We will assume that households save in a short-term nominal bond. The ex-post real return on the bond is $1+r_t = \frac{1+i_{t-1}}{1+\pi_t}$, where we use the conventional timing that $i_t$ is the nominal rate between $t$ and $t+1$ and $\pi_t$ is the inflation rate between $t-1$ and $t$. We will assume that the bond is in positive net supply because there is a stock of government debt outstanding. To pay interest on the debt the government imposes a proportional tax on household earnings. Finally, the government may pay a lump-sum transfer in amount $\eta_t$. The household's real budget constraint is

$c + a' = (1-\tau) w_t e \ell + (1+r_t) a + \eta$

where $w_t$ is the real wage (index).

It is common in the literature to assume that wages are set by unions who control the labor supply of the households and ration labor hours equally across households. In that case, $\ell$ is not in the control of the household. So the household's choice is simply to choose how much to consume and how much to save. We can use the endogenous grid method and non-stochastic simulation just as we did before.

Final goods are produced out of a labor aggregate according to $Y_t = L_t$, where $L$ is a CES aggregate of differentiated labor varieties supplied by unions. The market for final goods is competitive and the price $P_t$ is equal to the nominal marginal cost, which is the nominal wage index $W_t$. This implies $Y_t = w_t L_t$, where $w_t = W_t / P_t$. Due to the equal rationing of labor hours, we have $\ell = L$ so $w_t \ell$ in the household problem simplifies to $Y_t$.

The labor unions only adjust their wages infrequently resulting in a Phillips curve for wages and prices

$\pi_t = \kappa \hat Y_t + \beta \pi_{t+1}.$

Here $\hat Y_t$ is the log deviation of output from its natural level. We will assume that the natural level of output is constant (I am taking a shortcut here for simplicity) so $\hat Y_t$ is just the log deviation from steady state.

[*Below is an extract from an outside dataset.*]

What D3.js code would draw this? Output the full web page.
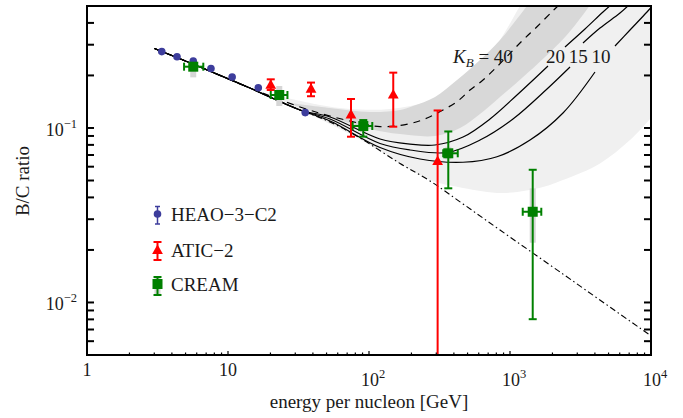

Let's assume monetary policy follows a simple Taylor rule

$i_t = \bar r + \phi \pi_t + \varepsilon_t$

where $\bar r$ is the the steady state real interest rate and $\varepsilon_t$ is a monetary shock that follows an AR(1).

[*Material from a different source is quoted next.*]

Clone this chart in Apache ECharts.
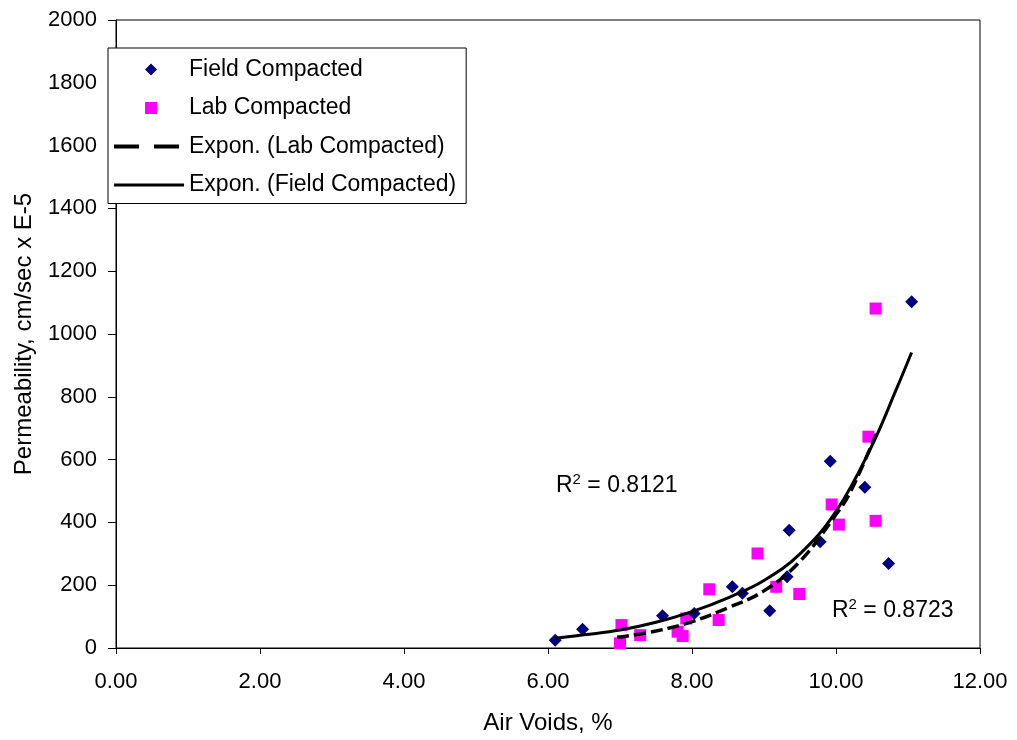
<!DOCTYPE html>
<html>
<head>
<meta charset="utf-8">
<script src="https://cdn.jsdelivr.net/npm/echarts@6/dist/echarts.min.js"></script>
<style>
html,body{margin:0;padding:0;background:#fff;}
#c{width:1017px;height:740px;}
</style>
</head>
<body>
<div id="c"></div>
<script>
// Field compacted measurements (air voids %, permeability)
var fieldX = [6.10, 6.48, 7.59, 8.03, 8.56, 8.70, 9.08, 9.32, 9.35, 9.78, 9.92, 10.40, 10.73, 11.05];
var fieldY = [25, 60, 103, 110, 195, 174, 119, 227, 375, 338, 595, 512, 269, 1103];
// Lab compacted measurements
var labX = [7.00, 7.02, 7.28, 7.80, 7.87, 7.92, 8.24, 8.37, 8.91, 9.17, 9.49, 9.94, 10.04, 10.45, 10.55, 10.55];
var labY = [15, 73, 41, 52, 38, 94, 187, 89, 301, 195, 172, 457, 393, 673, 1081, 405];
// Exponential trend lines
var fieldTrendX = [6.10, 6.5, 7.0, 7.5, 8.0, 8.5, 9.0, 9.5, 10.0, 10.5, 10.84, 11.05];
var fieldTrendY = [31, 42, 57, 82, 116, 160, 215, 300, 435, 645, 825, 941];
var labTrendX = [6.96, 7.5, 8.0, 8.5, 9.0, 9.5, 10.0, 10.2, 10.56];
var labTrendY = [34, 54, 84, 128, 182, 276, 425, 497, 682];
// Axis ticks
var xTicks = [0, 2, 4, 6, 8, 10, 12];
var yTicks = [0, 200, 400, 600, 800, 1000, 1200, 1400, 1600, 1800, 2000];
var r2Field = '0.8121';
var r2Lab = '0.8723';

function pairs(xs, ys){ return xs.map(function(x,i){ return [x, ys[i]]; }); }

var FONT = '"Liberation Sans", Arial, sans-serif';
var diamondIcon = 'path://M0,0 M70,12 M31,6 L37,0 L43,6 L37,12 Z';
var squareIcon = 'path://M0,0 M70,12 M31,0 L43,0 L43,12 L31,12 Z';
var dashIcon = 'path://M0,0 M70,12 M0,4 L25,4 L25,8 L0,8 Z M40,4 L65,4 L65,8 L40,8 Z';
var solidIcon = 'path://M0,0 M70,12 M0,4.5 L70,4.5 L70,7.5 L0,7.5 Z';
var chart = echarts.init(document.getElementById('c'), null, {renderer:'canvas'});
chart.setOption({
  animation: false,
  backgroundColor: '#fff',
  textStyle: {fontFamily: FONT},
  grid: {left: 116, right: 37, top: 20, bottom: 90, show: true, borderColor: '#000', borderWidth: 1, backgroundColor: 'transparent'},
  xAxis: {
    type: 'value', min: xTicks[0], max: xTicks[xTicks.length-1], interval: 2,
    name: 'Air Voids, %', nameLocation: 'middle', nameGap: 63,
    nameTextStyle: {fontSize: 24, color: '#000', fontFamily: FONT},
    axisLine: {onZero: false, lineStyle: {color: '#000', width: 1}},
    axisTick: {show: true, inside: false, length: 6, lineStyle: {color: '#000'}},
    axisLabel: {fontSize: 22, color: '#000', margin: 23, fontFamily: FONT, formatter: function(v){ return v.toFixed(2); }},
    splitLine: {show: false}
  },
  yAxis: {
    type: 'value', min: yTicks[0], max: yTicks[yTicks.length-1], interval: 200,
    name: 'Permeability, cm/sec x E-5', nameLocation: 'middle', nameGap: 80,
    nameTextStyle: {fontSize: 24, color: '#000', fontFamily: FONT},
    axisLine: {show: true, lineStyle: {color: '#000', width: 1}},
    axisTick: {show: true, inside: false, length: 8, lineStyle: {color: '#000'}},
    axisLabel: {fontSize: 22, color: '#000', margin: 19, fontFamily: FONT, formatter: function(v){ return String(v); }},
    splitLine: {show: false}
  },
  legend: {
    orient: 'vertical', left: 108, top: 48,
    padding: [10, 10, 7, 6],
    itemWidth: 70, itemHeight: 12, itemGap: 15.5,
    backgroundColor: '#fff', borderColor: '#000', borderWidth: 1, borderRadius: 0,
    textStyle: {fontSize: 23, color: '#000', fontFamily: FONT},
    data: [
      {name: 'Field Compacted', icon: diamondIcon},
      {name: 'Lab Compacted', icon: squareIcon},
      {name: 'Expon. (Lab Compacted)', icon: dashIcon},
      {name: 'Expon. (Field Compacted)', icon: solidIcon}
    ]
  },
  series: [
    {
      name: 'Field Compacted', type: 'scatter', symbol: 'diamond', symbolSize: 13,
      itemStyle: {color: '#000080', opacity: 1}, z: 3,
      data: pairs(fieldX, fieldY)
    },
    {
      name: 'Lab Compacted', type: 'scatter', symbol: 'rect', symbolSize: 12,
      itemStyle: {color: '#FF00FF', opacity: 1}, z: 2,
      data: pairs(labX, labY)
    },
    {
      name: 'Expon. (Lab Compacted)', type: 'line', smooth: 0.4, showSymbol: false, symbol: 'none',
      lineStyle: {color: '#000', width: 3.5, type: [12, 5]}, itemStyle: {color: '#000'}, z: 4,
      data: pairs(labTrendX, labTrendY)
    },
    {
      name: 'Expon. (Field Compacted)', type: 'line', smooth: 0.4, showSymbol: false, symbol: 'none',
      lineStyle: {color: '#000', width: 3}, itemStyle: {color: '#000'}, z: 5,
      data: pairs(fieldTrendX, fieldTrendY)
    }
  ],
  graphic: [
    {type: 'text', left: 556, top: 472, z: 10,
     style: {text: '{a|R}{s|2}{a| = ' + r2Field + '}', rich: {a: {fontSize: 23, fontFamily: FONT, fill: '#000', verticalAlign: 'bottom'}, s: {fontSize: 15, fontFamily: FONT, fill: '#000', verticalAlign: 'top', padding: [0,0,10,0]}}}},
    {type: 'text', left: 832, top: 597, z: 10,
     style: {text: '{a|R}{s|2}{a| = ' + r2Lab + '}', rich: {a: {fontSize: 23, fontFamily: FONT, fill: '#000', verticalAlign: 'bottom'}, s: {fontSize: 15, fontFamily: FONT, fill: '#000', verticalAlign: 'top', padding: [0,0,10,0]}}}}
  ]
});
</script>
</body>
</html>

Turning to fiscal policy, we assume the transfer $\eta_t$ is exogenous. Let $A_{t}$ be the real value of the debt issued at $t$ and repaid at $t+1$. The government budget constraint is

$A_t= (1+r_t)A_{t-1} -\tau_t Y_t + \eta_t.$

Fiscal policy sets $\tau_t$ such that debt evolves as follows

$A_t = (1-\rho_A) \bar A + \rho A_{t-1} + \eta_t -\bar \eta + r_t A_{t-1} - \bar r \bar A.$

These two equations implicitly determine $\tau_t$.

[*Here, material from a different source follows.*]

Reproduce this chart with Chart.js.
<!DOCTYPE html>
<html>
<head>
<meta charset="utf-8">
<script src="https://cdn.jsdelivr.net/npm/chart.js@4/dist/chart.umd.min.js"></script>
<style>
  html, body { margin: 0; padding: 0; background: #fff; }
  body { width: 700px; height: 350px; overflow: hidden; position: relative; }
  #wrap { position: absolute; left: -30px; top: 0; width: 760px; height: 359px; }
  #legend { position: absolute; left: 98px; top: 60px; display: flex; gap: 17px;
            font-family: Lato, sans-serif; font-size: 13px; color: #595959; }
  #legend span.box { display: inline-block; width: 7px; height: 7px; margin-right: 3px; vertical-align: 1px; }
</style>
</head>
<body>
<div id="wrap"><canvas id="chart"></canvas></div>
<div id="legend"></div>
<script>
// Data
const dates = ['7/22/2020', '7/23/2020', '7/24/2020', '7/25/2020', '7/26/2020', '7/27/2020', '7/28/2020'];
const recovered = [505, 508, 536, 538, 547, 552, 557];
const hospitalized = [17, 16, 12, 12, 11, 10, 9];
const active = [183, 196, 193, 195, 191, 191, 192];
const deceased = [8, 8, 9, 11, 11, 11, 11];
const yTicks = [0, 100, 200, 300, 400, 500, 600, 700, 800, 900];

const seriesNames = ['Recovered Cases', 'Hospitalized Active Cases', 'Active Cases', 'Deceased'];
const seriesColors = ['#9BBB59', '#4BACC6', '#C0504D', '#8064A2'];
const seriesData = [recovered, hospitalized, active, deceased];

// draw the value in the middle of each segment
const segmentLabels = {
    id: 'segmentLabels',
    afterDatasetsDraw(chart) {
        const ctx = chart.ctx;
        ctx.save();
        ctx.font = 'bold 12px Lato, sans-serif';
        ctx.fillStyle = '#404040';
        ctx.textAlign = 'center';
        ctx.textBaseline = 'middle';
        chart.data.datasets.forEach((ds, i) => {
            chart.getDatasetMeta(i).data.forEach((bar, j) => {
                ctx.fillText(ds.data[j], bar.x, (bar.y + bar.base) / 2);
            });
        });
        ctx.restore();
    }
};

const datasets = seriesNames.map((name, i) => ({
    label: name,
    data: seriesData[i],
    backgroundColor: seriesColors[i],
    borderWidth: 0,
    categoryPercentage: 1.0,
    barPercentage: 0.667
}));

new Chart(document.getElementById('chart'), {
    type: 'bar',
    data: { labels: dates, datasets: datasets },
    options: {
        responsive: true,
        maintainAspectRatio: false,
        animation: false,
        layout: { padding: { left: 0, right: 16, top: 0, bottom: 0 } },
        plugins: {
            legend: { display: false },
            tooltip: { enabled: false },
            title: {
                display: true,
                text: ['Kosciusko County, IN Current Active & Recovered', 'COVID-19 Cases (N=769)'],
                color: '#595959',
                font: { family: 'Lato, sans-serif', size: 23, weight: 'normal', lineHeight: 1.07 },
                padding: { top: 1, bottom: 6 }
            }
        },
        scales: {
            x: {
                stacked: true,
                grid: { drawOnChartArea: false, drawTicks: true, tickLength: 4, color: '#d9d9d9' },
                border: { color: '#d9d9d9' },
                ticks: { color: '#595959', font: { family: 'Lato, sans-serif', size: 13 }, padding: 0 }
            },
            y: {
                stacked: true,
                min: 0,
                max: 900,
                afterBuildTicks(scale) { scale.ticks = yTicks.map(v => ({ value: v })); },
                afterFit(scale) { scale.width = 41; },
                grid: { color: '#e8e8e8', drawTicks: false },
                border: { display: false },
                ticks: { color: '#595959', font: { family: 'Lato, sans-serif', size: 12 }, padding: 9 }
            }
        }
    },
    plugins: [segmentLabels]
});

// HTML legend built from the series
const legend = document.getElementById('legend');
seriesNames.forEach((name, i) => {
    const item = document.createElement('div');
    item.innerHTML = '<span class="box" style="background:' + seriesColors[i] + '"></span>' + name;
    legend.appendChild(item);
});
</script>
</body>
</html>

The aggregate variables are $Y_t$, $\pi_t$, $r_t$, $i_t$, $A_t$, $\tau_t$, $\eta_t$, and $\varepsilon_t$. These variables must satisfy asset market clearing

$A_t = \int g_t(a,e) d\Gamma_t(a,e),$

where $g_t$ and $\Gamma_t$ depend on the path of prices households face. In addition we have the Fisher equation, the Phillips curve, the two government policy rules, the government budget constraint, and the two exogenous sequences for $\eta_t$ and $\varepsilon_t$.

Let's start with the big picture: we are still formulating a set of equations of the form $f(X,E) = 0.$ In this case, $X$ contains the transition paths of the eight variables listed above so it has dimension $8T$, where $T$ is the length of the transition. Similarly, we have eight equations holding at each date so $f$ represents $8T$ equations. We are going to partition $f$ into two blocks. The first block contains the asset market clearing conditions at each date, which we construct with the heterogeneous-agent methods. We can differtiate this block with the Fake News algorithm. The other block of dimension $7T$ contains the other equations at each date. This block can be constructed and differentiated using the same methods we used for the RBC model.

`HANK_Script.jl`

uses the model described here to simulate a fiscal policy shock consisting of a temporary increase in transfers. The results are shown in the figure below. With the increase in transfers, output increases leading to an increase in inflation and tighter monetary policy. Income taxes rise slightly to gradually pay off the extra government debt.